Une difficulté s'élève. On sait laquelle; mais ne craignons pas d'y ramener l'attention du lecteur. A prendre le terme émotion dans le sens étymologique, l'idée de mouvement paraît bien y être impliquée. Est-ce même assez dire? Car il ne suffit pas de dire qu'elle est contenue dans la notion générale d'émotion. Il faut ajouter qu'on ne l'en peut exclure sans abolir la notion. Toute émotion est un mouvement. De plus, si l'on prend garde à la préposition É adjointe au substantif, ce mouvement a pour caractère de désorienter le mobile, et de lui imprimer une direction que de lui-même il n'eût pas suivi. Toute émotion est distraction.

Est-il permis de parler d'émotion et par suite de mouvement là où par hypothèse il n'y a point d'étendue? Un matérialiste peut bien nier la spiritualité substantielle de l'âme; il ne saurait nier l'apparence spirituelle de ses états et à quel point l'étendue leur semble réfractaire. Or le mouvement implique l'étendue. Il n'y aurait donc point de mouvement psychique et l'on ne pourrait dire « les mouvements de l'âme », sans parler par métaphore.
Mais s'il n'est de mouvements de l'âme qu'en un sens figuré, autant vaut retrancher l'émotion de la catégorie des phénomènes de l'âme.

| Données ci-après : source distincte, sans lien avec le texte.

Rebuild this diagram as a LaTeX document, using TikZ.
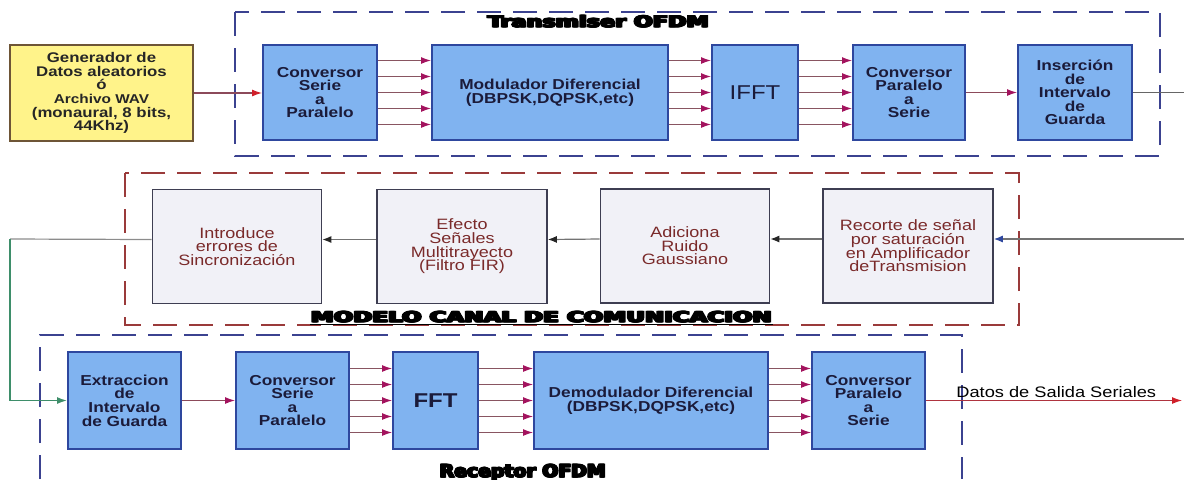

La réalité de l'émotion demeure le siège en est déplacé. Le droit de dire: « Je suis ému », subsiste. Celui de dire: « J'ai l'âme émue » et de s'imaginer en le disant qu'on ne parle point par figure, se trouve abrogé.

Et voici la conséquence. L'âme perd le don de jouir et de souffrir. Les plaisirs intellectuels et les peines morales disparaissent, ou plutôt, mais c'est tout aussi grave, ces plaisirs et ces peines, au lieu de naître dans l'âme, ne font qu'y parvenir, de telle sorte que si l'émotion veut rester distincte de la sensation proprement dite, la différence qui les sépare ne permet plus de les opposer.